West explores the role of haptic feedback in various manipulation and perceptual tasks, aiming to use this knowledge to enhance robotic rehabilitation devices designed to restore sensorimotor deficits. For his work, he has been awarded a Massachusetts Institute of Technology Office of Graduate Education’s Diversity Fellowship, a University Centers of Exemplary Mentoring Sloan Scholarship, a GEM Fellowship, a Ford Global Fellowship, an MIT Thomas G. Stockham, Jr. (1955) and Bernard (Ben) Gold Fellowship, a Takeda Fellowship, an MIT-Accenture Fellowship, and a Johns Hopkins University Provost’s Postdoctoral Fellowship.

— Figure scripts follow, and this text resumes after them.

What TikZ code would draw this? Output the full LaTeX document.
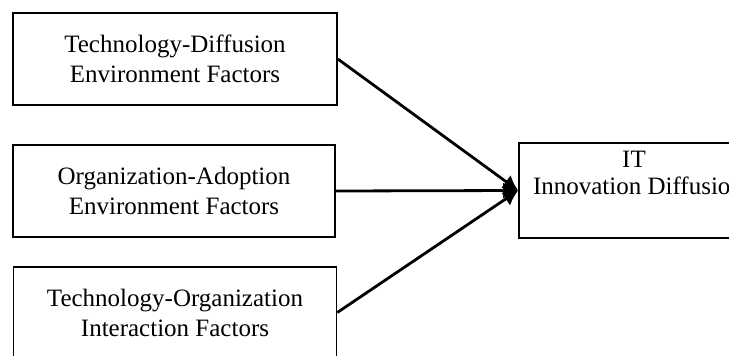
\documentclass[tikz,border=0pt]{standalone}
\usepackage{fontspec}
\setmainfont{Liberation Serif}
\usetikzlibrary{arrows.meta}
\begin{document}
\begin{tikzpicture}[x=1pt,y=-1pt,
  factorbox/.style={draw=black, line width=1.6pt, rectangle, inner sep=0pt,
    align=center, font=\fontsize{25}{30}\selectfont},
  label/.style={inner sep=0pt, font=\fontsize{25}{30}\selectfont},
  link/.style={line width=2.8pt, -{Latex[length=15pt,width=16pt]}}]
  \useasboundingbox (0,0) rectangle (729,356);
  \clip (0,0) rectangle (729,356);
  % three factor groups on the left
  \node[factorbox, minimum width=324pt, minimum height=92pt] (tech) at (175,59)
    {Technology-Diffusion\\Environment Factors};
  \node[factorbox, minimum width=322pt, minimum height=92pt] (org) at (174,191)
    {Organization-Adoption\\Environment Factors};
  \node[factorbox, minimum width=323pt, minimum height=91pt] (inter) at (175,312.5)
    {Technology-Organization\\Interaction Factors};
  % outcome box, running past the right edge
  \node[factorbox, minimum width=240pt, minimum height=95pt] (it) at (639,190.5) {};
  \node[label, anchor=base] (itline1) at (634,167) {IT};
  \node[label, anchor=base] (itline2) at (638,194) {Innovation Diffusion};
  % connectors into the outcome box
  \draw[link] (tech.east) -- (it.west);
  \draw[link] (org.east) -- (it.west);
  \draw[link] (inter.east) -- (it.west);
\end{tikzpicture}
\end{document}
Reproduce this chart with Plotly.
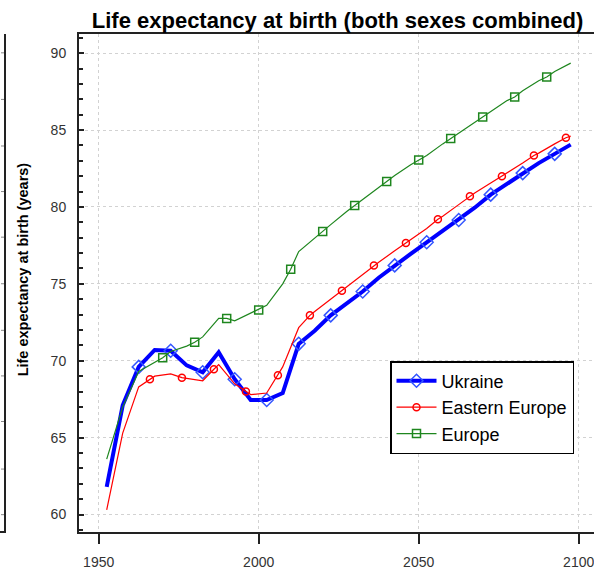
import plotly.graph_objects as go

# ---------------- data ----------------
years = [1952.5, 1957.5, 1962.5, 1967.5, 1972.5, 1977.5, 1982.5, 1987.5, 1992.5, 1997.5,
         2002.5, 2007.5, 2012.5, 2017.5, 2022.5, 2027.5, 2032.5, 2037.5, 2042.5, 2047.5,
         2052.5, 2057.5, 2062.5, 2067.5, 2072.5, 2077.5, 2082.5, 2087.5, 2092.5, 2097.5]

ukraine = [61.8, 67.1, 69.6, 70.7, 70.65, 69.7, 69.25, 70.55, 68.8, 67.45,
           67.45, 67.9, 71.1, 71.95, 72.95, 73.75, 74.5, 75.4, 76.2, 76.95,
           77.7, 78.45, 79.15, 79.95, 80.8, 81.5, 82.2, 82.85, 83.45, 84.05]

eastern_europe = [60.3, 65.3, 68.3, 69.0, 69.15, 68.85, 68.7, 69.75, 68.5, 67.8,
                  67.9, 69.6, 72.15, 73.2, 74.0, 74.8, 75.6, 76.4, 77.15, 77.85,
                  78.6, 79.4, 80.15, 80.9, 81.55, 82.2, 82.85, 83.5, 84.1, 84.6]

europe = [63.6, 67.0, 69.3, 69.9, 70.6, 70.95, 71.55, 72.75, 72.6, 73.1,
          73.6, 75.0, 77.1, 78.0, 78.85, 79.7, 80.5, 81.3, 82.05, 82.75,
          83.35, 84.1, 84.85, 85.55, 86.2, 86.9, 87.55, 88.2, 88.8, 89.35]

ukraine_marker_years = [1962.5, 1972.5, 1982.5, 1992.5, 2002.5, 2012.5, 2022.5,
                        2032.5, 2042.5, 2052.5, 2062.5, 2072.5, 2082.5, 2092.5]

eastern_marker_years = [1966, 1976, 1986, 1996, 2006, 2016, 2026,
                        2036, 2046, 2056, 2066, 2076, 2086, 2096]
eastern_marker_values = [68.8, 68.9, 69.45, 68.0, 69.05, 72.95, 74.55,
                         76.2, 77.65, 79.2, 80.7, 82.0, 83.35, 84.5]

europe_marker_years = [1970, 1980, 1990, 2000, 2010, 2020, 2030,
                       2040, 2050, 2060, 2070, 2080, 2090]
europe_marker_values = [70.2, 71.2, 72.75, 73.3, 75.95, 78.4, 80.1,
                        81.65, 83.05, 84.45, 85.85, 87.15, 88.45]

series_names = ["Ukraine", "Eastern Europe", "Europe"]
x_tick_values = [1950, 2000, 2050, 2100]
y_tick_values = [60, 65, 70, 75, 80, 85, 90]

title_text = "Life expectancy at birth (both sexes combined)"
y_title_text = "Life expectancy at birth (years)"

# ---------------- layout helpers ----------------
W, H = 594, 570
ML, MR, MT, MB = 79, 0, 34, 33.5
PW, PH = W - ML - MR, H - MT - MB


def px_x(px):
    return (px - ML) / PW


def px_y(py):
    return (H - MB - py) / PH


def merged(xs, ys, mx, my):
    pts = sorted(dict(zip(list(xs) + list(mx), list(ys) + list(my))).items())
    return [p[0] for p in pts], [p[1] for p in pts]


uk_lookup = dict(zip(years, ukraine))
ukraine_marker_values = [uk_lookup[y] for y in ukraine_marker_years]

ee_x, ee_y = merged(years, eastern_europe, eastern_marker_years, eastern_marker_values)
eu_x, eu_y = merged(years, europe, europe_marker_years, europe_marker_values)

BLUE, BLUE_M = "#0000FF", "#3355FF"
RED = "#FF0000"
GREEN = "#1E861E"

styles = [
    dict(name=series_names[0], lx=years, ly=ukraine, mx=ukraine_marker_years, my=ukraine_marker_values,
         color=BLUE, mcolor=BLUE_M, width=4, symbol="diamond-open", size=10),
    dict(name=series_names[1], lx=ee_x, ly=ee_y, mx=eastern_marker_years, my=eastern_marker_values,
         color=RED, mcolor=RED, width=1.2, symbol="circle-open", size=7),
    dict(name=series_names[2], lx=eu_x, ly=eu_y, mx=europe_marker_years, my=europe_marker_values,
         color=GREEN, mcolor=GREEN, width=1.2, symbol="square-open", size=8),
]

fig = go.Figure()
for s in styles:
    fig.add_trace(go.Scatter(x=s["lx"], y=s["ly"], mode="lines", showlegend=False,
                             line=dict(color=s["color"], width=s["width"]), hoverinfo="skip"))
    fig.add_trace(go.Scatter(x=s["mx"], y=s["my"], mode="markers", showlegend=False,
                             marker=dict(symbol=s["symbol"], size=s["size"], color=s["mcolor"],
                                         line=dict(width=1.5, color=s["mcolor"]))))
for s in styles:
    fig.add_trace(go.Scatter(x=[None], y=[None], mode="lines+markers", name=s["name"],
                             line=dict(color=s["color"], width=s["width"]),
                             marker=dict(symbol=s["symbol"], size=s["size"], color=s["mcolor"],
                                         line=dict(width=1.5, color=s["mcolor"]))))

grid = dict(showgrid=True, gridcolor="#d2d2d2", gridwidth=1, griddash="3px,3px", zeroline=False)

fig.update_xaxes(range=[1950 - (98.7 - ML) / 3.2, 1950 + (W + 6 - 98.7) / 3.2],
                 tickvals=x_tick_values, ticks="outside", ticklen=10, tickwidth=2, tickcolor="#222",
                 showline=True, linewidth=2, linecolor="#222", mirror=True,
                 ticklabeloverflow="allow",
                 tickfont=dict(size=14, color="#333"), ticklabelstandoff=6, **grid)
fig.update_yaxes(range=[90 - (H - MB - 53.3) / 15.52, 90 + (53.3 - MT) / 15.52],
                 tickvals=y_tick_values, ticks="inside", ticklen=5, tickwidth=1.5, tickcolor="#222",
                 minor=dict(dtick=1, tick0=0, ticks="inside", ticklen=4, tickwidth=1.5,
                            tickcolor="#222", showgrid=False),
                 showline=True, linewidth=2, linecolor="#222", mirror=False,
                 tickfont=dict(size=14, color="#333"), ticklabelstandoff=8, **grid)

shapes = [
    dict(type="line", xref="paper", yref="paper", x0=px_x(5), x1=px_x(5), y0=px_y(34), y1=px_y(537.5),
         line=dict(color="#222", width=2)),
    dict(type="line", xref="paper", yref="paper", x0=px_x(0), x1=px_x(6), y0=px_y(536.5), y1=px_y(536.5),
         line=dict(color="#222", width=2)),
]
for ty in [53, 100, 147, 193, 239, 286, 333, 379, 425, 473, 519]:
    shapes.append(dict(type="line", xref="paper", yref="paper", x0=px_x(1), x1=px_x(4),
                       y0=px_y(ty), y1=px_y(ty), line=dict(color="#888", width=1)))

fig.update_layout(
    width=W + 6, height=H,
    margin=dict(l=ML, r=MR, t=MT, b=MB, pad=0),
    plot_bgcolor="white", paper_bgcolor="white",
    font=dict(family="Liberation Sans, Arial, sans-serif", color="black"),
    title=dict(text="<b>" + title_text + "</b>", x=337.5 / (W + 6), xanchor="center", xref="container",
               y=1 - 20 / H, yanchor="middle", yref="container", font=dict(size=22, color="black")),
    legend=dict(x=(390 - ML) / (PW + 6), y=px_y(364), xanchor="left", yanchor="top",
                bordercolor="black", borderwidth=1.5, bgcolor="white",
                font=dict(size=18, color="black"), itemwidth=40, tracegroupgap=0),
    shapes=shapes,
    annotations=[dict(text="<b>" + y_title_text + "</b>", textangle=-90, showarrow=False,
                      xref="paper", yref="paper", x=(23 - ML) / (PW + 6), y=px_y(271.5),
                      xanchor="center", yanchor="middle", font=dict(size=14.5, color="black"))],
)

# shapes use paper x relative to the (slightly wider) plot area
for sh in fig.layout.shapes:
    sh.x0 = sh.x0 * PW / (PW + 6)
    sh.x1 = sh.x1 * PW / (PW + 6)

fig.write_html("out.html", config={"displayModeBar": False},
               post_script="document.body.style.margin='0';document.body.style.overflow='hidden';")
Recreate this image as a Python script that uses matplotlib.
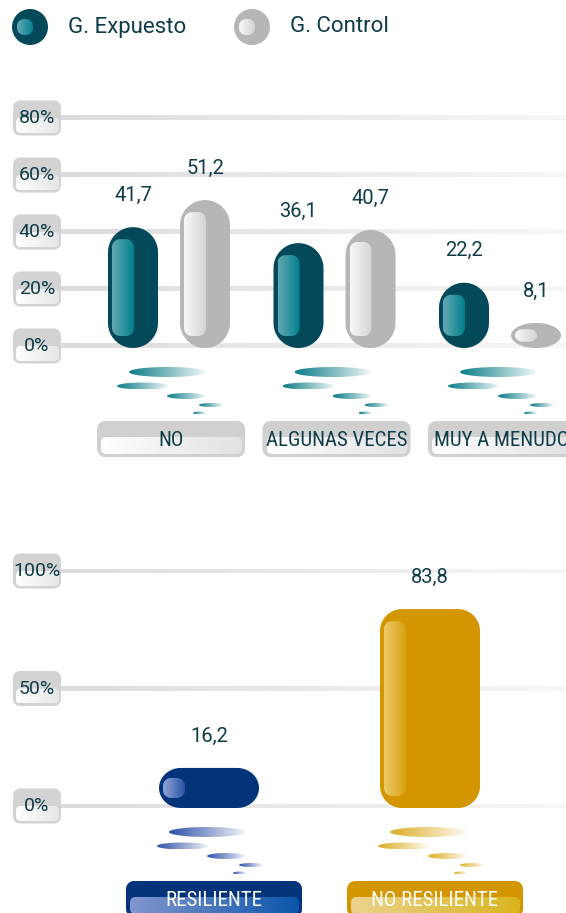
import numpy as np
import matplotlib.pyplot as plt
from matplotlib import font_manager
from matplotlib.patches import Polygon, Circle
from matplotlib.colors import to_rgb


def pick_font(names):
    for n in names:
        try:
            font_manager.findfont(n, fallback_to_default=False)
            return n
        except ValueError:
            pass
    return 'DejaVu Sans'


MAIN_FONT = pick_font(['Roboto', 'DejaVu Sans'])
NARROW_FONT = pick_font(['Roboto Condensed', 'Liberation Sans Narrow', 'Roboto'])
plt.rcParams['font.family'] = [MAIN_FONT, 'DejaVu Sans']

# ---- data ----
series_names = ['G. Expuesto', 'G. Control']
frequency = ['NO', 'ALGUNAS VECES', 'MUY A MENUDO']
expuesto = [41.7, 36.1, 22.2]
control = [51.2, 40.7, 8.1]
freq_ticks = [0, 20, 40, 60, 80]

resilience = ['RESILIENTE', 'NO RESILIENTE']
resilience_pct = [16.2, 83.8]
res_ticks = [0, 50, 100]

# ---- style ----
W, H, DPI = 566, 913, 100
TEXT = '#0e3c48'
TEAL = dict(outer='#03495a', hi=('#63a9b2', '#00808c'))
GRAY = dict(outer='#b6b6b6', hi=('#f8f8f8', '#d4d4d6'))
BLUE = dict(outer='#033479', hi=('#8fa3d6', '#2d55a5'), refl='#2e50a8',
            box=('#8396cf', '#0a56aa'))
GOLD = dict(outer='#d49600', hi=('#eccb68', '#d9a012'), refl='#dcae24',
            box=('#ecd38e', '#d8b51e'))
# reflection ellipses: x from, x to, y below zero line, height (pixels)
REFLECT = [(-40, 37, 26, 10), (-52, 0, 40, 7), (-2, 37, 50, 6),
           (30, 54, 59, 4), (24, 37, 67, 3)]

fig = plt.figure(figsize=(W / DPI, H / DPI), dpi=DPI)


def make_axes(top, bottom, x_first, x_step, zero_px, px_per_pct):
    ax = fig.add_axes([0, 1 - bottom / H, 1, (bottom - top) / H])
    ax.set_xlim(-x_first / x_step, (W - x_first) / x_step)
    ax.set_ylim((zero_px - bottom) / px_per_pct, (zero_px - top) / px_per_pct)
    ax.set_autoscale_on(False)
    ax.axis('off')
    return ax


def scale(ax):
    x0, x1 = ax.get_xlim()
    y0, y1 = ax.get_ylim()
    bb = ax.get_position()
    return (x1 - x0) / (bb.width * W), (y1 - y0) / (bb.height * H)


def rounded(ax, x0, x1, y0, y1, r_px, n=18):
    sx, sy = scale(ax)
    rx = min(r_px, (x1 - x0) / sx / 2) * sx
    ry = min(r_px, (y1 - y0) / sy / 2) * sy
    pts = []
    for cx, cy, a0 in [(x1 - rx, y1 - ry, 0), (x0 + rx, y1 - ry, 90),
                       (x0 + rx, y0 + ry, 180), (x1 - rx, y0 + ry, 270)]:
        t = np.radians(np.linspace(a0, a0 + 90, n))
        pts += list(zip(cx + rx * np.cos(t), cy + ry * np.sin(t)))
    return np.array(pts)


def ellipse(cx, cy, a, b, n=60):
    t = np.linspace(0, 2 * np.pi, n)
    return np.column_stack([cx + a * np.cos(t), cy + b * np.sin(t)])


def gradient(ax, verts, c0, c1, a0=1.0, a1=1.0, z=3):
    poly = Polygon(verts, closed=True, facecolor='none', edgecolor='none', zorder=z)
    ax.add_patch(poly)
    t = np.linspace(0, 1, 256)[:, None]
    rgba = (1 - t) * np.array([*to_rgb(c0), a0]) + t * np.array([*to_rgb(c1), a1])
    (x0, y0), (x1, y1) = verts.min(axis=0), verts.max(axis=0)
    im = ax.imshow(rgba[None, :, :], extent=(x0, x1, y0, y1), aspect='auto',
                   interpolation='bilinear', zorder=z)
    im.set_clip_path(poly)


def fill(ax, verts, color, z):
    ax.add_patch(Polygon(verts, closed=True, facecolor=color, edgecolor='none', zorder=z))


def grid_and_ticks(ax, ticks):
    sx, sy = scale(ax)
    xl = ax.get_xlim()
    for t in ticks:
        x0 = xl[0] + 60 * sx
        strip = np.array([[x0, t - 2.5 * sy], [xl[1], t - 2.5 * sy],
                          [xl[1], t + 2.5 * sy], [x0, t + 2.5 * sy]])
        gradient(ax, strip, '#dcdcde', '#f7f7f7', z=1)
        bx0, bx1 = xl[0] + 13 * sx, xl[0] + 61 * sx
        fill(ax, rounded(ax, bx0, bx1, t - 17.5 * sy, t + 17.5 * sy, 7), '#d3d3d3', 5)
        gradient(ax, rounded(ax, bx0 + 3 * sx, bx1 - 2 * sx, t - 15 * sy, t, 4),
                 '#ffffff', '#e6e6e8', z=5)
        ax.text((bx0 + bx1) / 2, t, f'{t}%', ha='center', va='center',
                fontsize=14, color=TEXT, zorder=6)


def capsule(ax, xc, value, width_px, r_px, style):
    sx, sy = scale(ax)
    half = width_px * sx / 2
    base = -2 * sy
    fill(ax, rounded(ax, xc - half, xc + half, base, value, r_px), style['outer'], 3)
    inset = min(12, (value - base) / sy / 4)
    hv = rounded(ax, xc - half + 4 * sx, xc - half + 26 * sx,
                 base + inset * sy, value - inset * sy, 8)
    gradient(ax, hv, *style['hi'], z=4)
    ax.annotate(f'{value:.1f}'.replace('.', ','), (xc, value), xytext=(0, 23),
                textcoords='offset points', ha='center', va='center',
                fontsize=14.5, color=TEXT, zorder=6)


def reflection(ax, xc, color):
    sx, sy = scale(ax)
    for a, b, dy, h in REFLECT:
        cx = xc + (a + b) / 2 * sx
        verts = ellipse(cx, -dy * sy, (b - a) / 2 * sx, h / 2 * sy)
        gradient(ax, verts, color, color, 1.0, 0.05, z=2)


def category_box(ax, xc, width_px, label, outer, band, text_color):
    sx, sy = scale(ax)
    x0, x1 = xc - width_px / 2 * sx, xc + width_px / 2 * sx
    y1, y0 = -75 * sy, -111 * sy
    fill(ax, rounded(ax, x0, x1, y0, y1, 8), outer, 5)
    gradient(ax, rounded(ax, x0 + 4 * sx, x1 - 3 * sx, y0 + 3 * sy, y1 - 16 * sy, 5),
             *band, z=5)
    ax.text(xc, y1 - 19 * sy, label, ha='center', va='center', fontsize=15,
            family=[NARROW_FONT, MAIN_FONT], color=text_color, zorder=6, clip_on=False)


# ---- legend ----
lax = fig.add_axes([0, 1 - 60 / H, 1, 60 / H])
lax.set_xlim(0, W)
lax.set_ylim(0, 60)
lax.set_autoscale_on(False)
lax.axis('off')
for i, (name, style) in enumerate(zip(series_names, [TEAL, GRAY])):
    cx, cy = 30 + 222 * i, 33
    lax.add_patch(Circle((cx, cy), 18, facecolor=style['outer'], edgecolor='none', zorder=3))
    gradient(lax, rounded(lax, cx - 13, cx + 3, cy - 8, cy + 8, 7), *style['hi'], z=4)
    lax.text(cx + 38, cy, name, ha='left', va='center', fontsize=16, color=TEXT)

# ---- top chart: frequency ----
ax1 = make_axes(60, 470, 169, 165.5, 346, 2.85)
grid_and_ticks(ax1, freq_ticks)
off = 36 / 165.5
for i, cat in enumerate(frequency):
    capsule(ax1, i - off, expuesto[i], 50, 25, TEAL)
    capsule(ax1, i + off, control[i], 50, 25, GRAY)
    reflection(ax1, i, '#0a7c88')
    category_box(ax1, i + 2 / 165.5, 148, cat, '#d0d0d0', ('#ffffff', '#e2e2e4'), TEXT)

# ---- bottom chart: resilience ----
ax2 = make_axes(530, 913, 209, 221, 806, 2.35)
grid_and_ticks(ax2, res_ticks)
for i, (cat, style) in enumerate(zip(resilience, [BLUE, GOLD])):
    capsule(ax2, i, resilience_pct[i], 100, 22, style)
    reflection(ax2, i, style['refl'])
    category_box(ax2, i + 5 / 221, 176, cat, style['outer'], style['box'], 'white')

fig.savefig('out.png', dpi=DPI)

Previously, West completed his PhD in mechanical engineering at MIT in May 2024, under the guidance of Neville Hogan. There, his research focused on improving control algorithms for robots used in rehabilitation and dexterous manipulation. Specifically, he investigated human upper-limb motor control and perception during complex manipulation tasks, introducing novel analytical techniques and experimental paradigms that yielded new insights to the field. He also holds a BS in mechanical engineering from Yale University (2018) and an MS from MIT (2020).
West will join the Georgia Institute of Technology Woodruff School of Mechanical Engineering as an assistant professor in August 2027, where he will be actively recruiting PhD students to launch his lab investigating human motor control and perception to advance healthcare robotics.